Yeah, some of my dreams are pretty pessimistic. Time to wake up everyone and truly try to follow God; I’m saying that to myself too.

Levites

I dreamt of being at a cross country activity, and we had separated into various groups that trained separately. One of the groups seemed to be composed of my friend Levi (a person from my old team), and his siblings – who were people I had never meant, yet they were clearly his siblings since they all looked eerily similar to Levi and were similarly marked by his blonde and blue-eyed features. He beckoned to me to join him, but before I could do so, the scene had shifted so that we were now going up to a track to run.

Strangely, we had all been wearing life jackets, but as we approached the track we took off the jackets to get ready. This however, I protested, thinking the life-jackets might be useful in our training. When I got to the track, I didn’t really know where I was supposed to go or what to do, and didn’t really want to be running on the track (which was full of really tall people doing hurdles – I hate hurdles). So, instead I decided to go off running by myself into the field and forest next to the track, which I noted to have flowers.

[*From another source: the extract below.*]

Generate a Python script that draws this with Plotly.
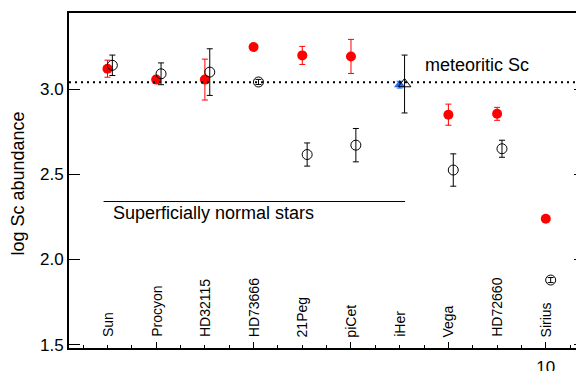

I think in this dream my friend Levi and his family represented the saints (especially given his name). The life jackets presumably represented the gospel, the track represented the world, and so leaving for the wilderness represented letting go of the things of the world.

Conclusions

The world is drawing to a close. Now is the time to really focus on preparing your heart for your maker. I am sorry for all the dreams that I haven’t properly recorded on this site, so please, Lord, help me to be able to wrap everything up and correctly do what you would have me do.